Les banques désormais face à leurs responsabilités
Juges, avocats, experts comptables, notaires, banquiers et autres personnalités étaient présents samedi au séminaire national organisé par l'Institut supérieur de la magistrature et ayant pour thème : « les nouveautés en matière de chèque sans provision ». Le sujet est d'actualité puisqu'il concerne les aspects de la nouvelle loi du 5 juin courant qui modifie et complète certaines dispositions du code du commerce. A l'ouverture des travaux du séminaire, M Béchir Tekkari, ministre de la Justice et des Droits de l'homme a annoncé que les affaires concernant les chèques sans provision ont baissé compte tenu du développement du secteur bancaire et la parution des nouveaux modes de paiement. Cependant l'ampleur de ce type d'affaires reste importante à tous les niveaux : familial, économique et même juridique. Le ministre a souligné que l'utilisation du chèque en tant que garantie a provoqué l'institution de masses monétaires flottantes et l'établissement de relations financières fictives. A cet effet, la révision de la loi permet de diminuer les impacts négatifs en allégeant les peines tout en préservant la pénalisation du délit.

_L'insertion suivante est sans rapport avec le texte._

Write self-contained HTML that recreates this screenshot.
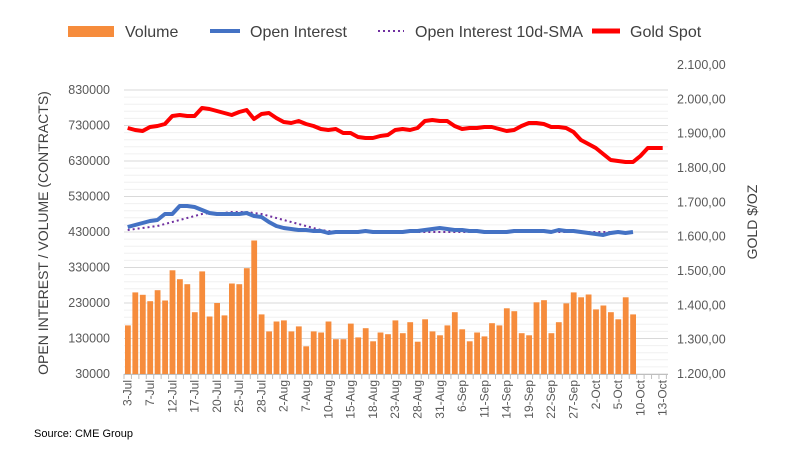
<!DOCTYPE html>
<html><head><meta charset="utf-8"><style>
body{margin:0;background:#fff;}
svg{display:block;font-family:"Liberation Sans",sans-serif;}
</style></head><body>
<svg id="c" width="789" height="469" xmlns="http://www.w3.org/2000/svg"></svg>
<script>
const s=document.getElementById('c');let h='';
const X0=124,P=7.43,YB=374,PX=35.5/100000;
const yl=v=>YB-(v-30000)*PX;
for(let i=0;i<=40;i++){const y=YB-i*7.1;h+=`<line x1="${X0}" x2="668" y1="${y}" y2="${y}" stroke="${i%5==0?'#d9d9d9':'#f0f0f0'}" stroke-width="1"/>`;}
for(let i=0;i<=8;i++){const v=30000+i*100000;h+=`<text x="110" y="${yl(v)+4}" font-size="12.5" fill="#595959" text-anchor="end">${v}</text>`;}
for(let i=0;i<=9;i++){const v=1200+i*100;const y=374-i*34.33;h+=`<text x="677" y="${y+4}" font-size="12.5" fill="#595959">${(v/1000|0).toString()}.${String(v%1000).padStart(3,'0')},00</text>`;}
const vol=[167,260,253,235,266,237,322,297,283,204,319,192,230,195,285,283,328,406,198,150,178,181,150,164,108,150,147,178,128,128,172,133,159,122,147,142,181,145,176,121,184,150,139,167,204,156,122,147,136,173,167,215,207,145,139,232,238,145,176,229,260,246,254,212,223,204,184,246,198];
vol.forEach((v,i)=>{const x=X0+i*P+1;const y=yl(v*1000);h+=`<rect x="${x.toFixed(1)}" y="${y.toFixed(1)}" width="5.8" height="${(YB-y).toFixed(1)}" fill="#f68c3c"/>`;});
h+=`<line x1="${X0}" x2="668" y1="${YB+0.5}" y2="${YB+0.5}" stroke="#bfbfbf"/>`;
for(let i=0;i<=73;i++){const x=X0+i*P;h+=`<line x1="${x}" x2="${x}" y1="${YB}" y2="${YB+5}" stroke="#bfbfbf"/>`;}
const labs=['3-Jul','7-Jul','12-Jul','17-Jul','20-Jul','25-Jul','28-Jul','2-Aug','7-Aug','10-Aug','15-Aug','18-Aug','23-Aug','28-Aug','31-Aug','6-Sep','11-Sep','14-Sep','19-Sep','22-Sep','27-Sep','2-Oct','5-Oct','10-Oct','13-Oct'];
labs.forEach((l,i)=>{const x=X0+i*3*P+P/2+4;h+=`<text transform="translate(${x.toFixed(1)},${YB+6}) rotate(-90)" font-size="12" fill="#595959" text-anchor="end">${l}</text>`;});
const cx=i=>(X0+i*P+P/2).toFixed(1);
const pl=(a,st,w,extra='')=>`<polyline fill="none" stroke="${st}" stroke-width="${w}" stroke-linejoin="round" ${extra} points="${a.map((y,i)=>cx(i)+','+y).join(' ')}"/>`;
const sma=[230,229,228,227,226,224,222,220,218,216,214,213,213,213,212,212,212,213,214,216,218,220,222,224,226,228,230,231,232,232,232,232,232,232,232,232,232,232,232,232,232,232,232,232,232,232,232,232,232,232,232,232,232,232,232,232,232,232,232,232,232,232,232,232,232,232,232,232,232];
h+=pl(sma,'#7030a0',2,'stroke-dasharray="2,3"');
const oi=[227,225,223,221,220,214,214,206,206,207,210,213,214,214,214,214,213,216,217,222,226,228,229,230,230,231,231,233,232,232,232,232,231,232,232,232,232,232,231,231,230,229,228,229,230,230,231,231,232,232,232,232,231,231,231,231,231,232,230,231,231,232,233,234,235,233,232,233,232,233,232,232,232];
h+=pl(oi.slice(0,69),'#4472c4',4);
const gold=[128,130,131,127,126,124,116,115,116,116,108,109,111,113,115,112,110,119,114,113,118,122,123,121,124,126,129,130,129,133,133,137,138,138,136,135,130,129,130,128,121,120,121,121,126,129,128,128,127,127,129,131,130,126,123,123,124,127,127,128,132,140,144,148,154,160,161,162,162,156,148,148,148];
h+=pl(gold,'#ff0000',4);
h+=`<text transform="translate(48,233) rotate(-90)" font-size="14" fill="#404040" text-anchor="middle">OPEN INTEREST / VOLUME (CONTRACTS)</text>`;
h+=`<text transform="translate(757,222) rotate(-90)" font-size="14" fill="#404040" text-anchor="middle">GOLD $/OZ</text>`;
h+=`<rect x="68" y="26" width="46" height="11" fill="#f68c3c"/><text x="125" y="37" font-size="16" fill="#404040">Volume</text>`;
h+=`<line x1="210" x2="240" y1="31" y2="31" stroke="#4472c4" stroke-width="4"/><text x="250" y="37" font-size="16" fill="#404040">Open Interest</text>`;
h+=`<line x1="378" x2="404" y1="31" y2="31" stroke="#7030a0" stroke-width="2" stroke-dasharray="2,3"/><text x="415" y="37" font-size="16" fill="#404040">Open Interest 10d-SMA</text>`;
h+=`<line x1="592" x2="620" y1="31" y2="31" stroke="#ff0000" stroke-width="5"/><text x="630" y="37" font-size="16" fill="#404040">Gold Spot</text>`;
h+=`<text x="34" y="437" font-size="11" fill="#000">Source: CME Group</text>`;
s.innerHTML=h;
</script>
</body></html>
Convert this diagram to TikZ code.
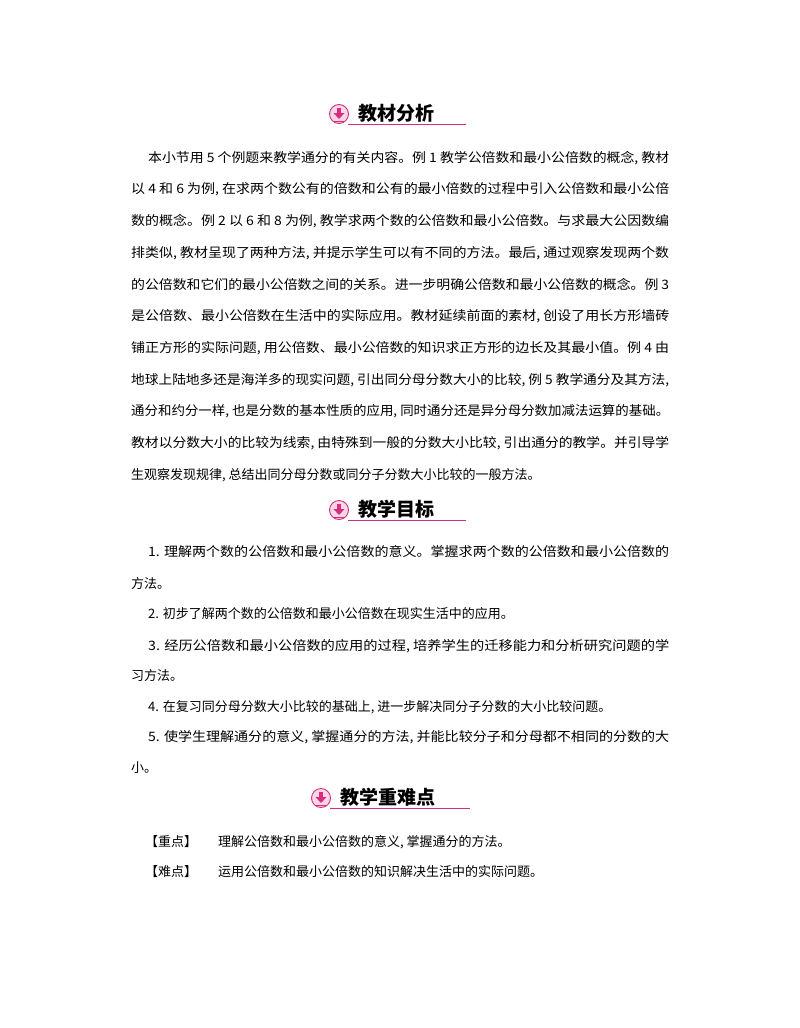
\documentclass[tikz,border=0pt]{standalone}
\usepackage{fontspec}
\usepackage{graphicx}
\setmainfont{Noto Sans CJK SC}
\definecolor{pk}{RGB}{214,45,125}
\definecolor{pkl}{RGB}{250,215,230}
\tikzset{
 ln/.style={anchor=west,inner sep=0pt,font=\fontsize{13}{13}\selectfont},
 hd/.style={anchor=west,inner sep=0pt,font=\fontsize{19}{19}\selectfont\bfseries},
}
\newcommand{\jl}[2]{\resizebox{#1}{\height}{#2}}
\newcommand{\hdicon}[5]{%
 \node[circle,draw=pk,fill=pkl,line width=0.9pt,minimum size=19pt,inner sep=0pt] (#1) at (#2,#3) {};
 \fill[pk] ($(#1)+(-2,-6)$) rectangle ($(#1)+(2,-1)$);
 \fill[pk] ($(#1)+(-5.5,-1)$) -- ($(#1)+(5.5,-1)$) -- ($(#1)+(0,5)$) -- cycle;
 \draw[pk,line width=0.6pt] ($(#1)+(-5,7)$) -- ($(#1)+(5,7)$);
 \node[hd] (#1t) at (#2+19,#3-1) {#4};
 \draw[pk,line width=1pt] ($(#1)+(9,10)$) -- (#5,#3+10);
}
\usetikzlibrary{calc}
\begin{document}
\begin{tikzpicture}[x=1pt,y=-1pt]
\useasboundingbox (0,0) rectangle (800,1028);
\hdicon{h1}{339}{114}{教材分析}{466}
\node[ln] (p1) at (148,158) {\jl{521pt}{本小节用 5 个例题来教学通分的有关内容。例 1 教学公倍数和最小公倍数的概念, 教材}};
\node[ln] (p2) at (131,189.7) {\jl{538pt}{以 4 和 6 为例, 在求两个数公有的倍数和公有的最小倍数的过程中引入公倍数和最小公倍}};
\node[ln] (p3) at (131,221.4) {\jl{538pt}{数的概念。例 2 以 6 和 8 为例, 教学求两个数的公倍数和最小公倍数。与求最大公因数编}};
\node[ln] (p4) at (131,253.1) {\jl{538pt}{排类似, 教材呈现了两种方法, 并提示学生可以有不同的方法。最后, 通过观察发现两个数}};
\node[ln] (p5) at (131,284.8) {\jl{538pt}{的公倍数和它们的最小公倍数之间的关系。进一步明确公倍数和最小公倍数的概念。例 3}};
\node[ln] (p6) at (131,316.5) {\jl{538pt}{是公倍数、最小公倍数在生活中的实际应用。教材延续前面的素材, 创设了用长方形墙砖}};
\node[ln] (p7) at (131,348.2) {\jl{538pt}{铺正方形的实际问题, 用公倍数、最小公倍数的知识求正方形的边长及其最小值。例 4 由}};
\node[ln] (p8) at (131,379.9) {\jl{538pt}{地球上陆地多还是海洋多的现实问题, 引出同分母分数大小的比较, 例 5 教学通分及其方法,}};
\node[ln] (p9) at (131,411.6) {\jl{538pt}{通分和约分一样, 也是分数的基本性质的应用, 同时通分还是异分母分数加减法运算的基础。}};
\node[ln] (p10) at (131,443.3) {\jl{538pt}{教材以分数大小的比较为线索, 由特殊到一般的分数大小比较, 引出通分的教学。并引导学}};
\node[ln] (p11) at (131,475) {生观察发现规律, 总结出同分母分数或同分子分数大小比较的一般方法。};
\hdicon{h2}{339}{510}{教学目标}{466}
\node[ln] (g1) at (148,552) {\jl{521pt}{1. 理解两个数的公倍数和最小公倍数的意义。掌握求两个数的公倍数和最小公倍数的}};
\node[ln] (g1b) at (131,584) {方法。};
\node[ln] (g2) at (148,614) {2. 初步了解两个数的公倍数和最小公倍数在现实生活中的应用。};
\node[ln] (g3) at (148,646) {\jl{521pt}{3. 经历公倍数和最小公倍数的应用的过程, 培养学生的迁移能力和分析研究问题的学}};
\node[ln] (g3b) at (131,676) {习方法。};
\node[ln] (g4) at (148,707) {4. 在复习同分母分数大小比较的基础上, 进一步解决同分子分数的大小比较问题。};
\node[ln] (g5) at (148,737) {\jl{521pt}{5. 使学生理解通分的意义, 掌握通分的方法, 并能比较分子和分母都不相同的分数的大}};
\node[ln] (g5b) at (131,768) {小。};
\hdicon{h3}{321}{798}{教学重难点}{470}
\node[ln] (k1) at (145,842) {【重点】};
\node[ln] (k1t) at (218,842) {理解公倍数和最小公倍数的意义, 掌握通分的方法。};
\node[ln] (k2) at (145,872) {【难点】};
\node[ln] (k2t) at (218,872) {运用公倍数和最小公倍数的知识解决生活中的实际问题。};
\end{tikzpicture}
\end{document}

Vérification de l'existence de provision La nouvelle loi permet à toute personne recevant un chèque la possibilité de vérifier auprès du registre de la banque centrale s'il est l'objet d'une opposition à son paiement en raison du vol, de la perte du chèque ou des interdictions prises à l'encontre du tireur ou encore la clôture du compte tiré. Il est possible également de vérifier l'existence d'une provision suffisante tout en préservant les données personnelles du titulaire du compte.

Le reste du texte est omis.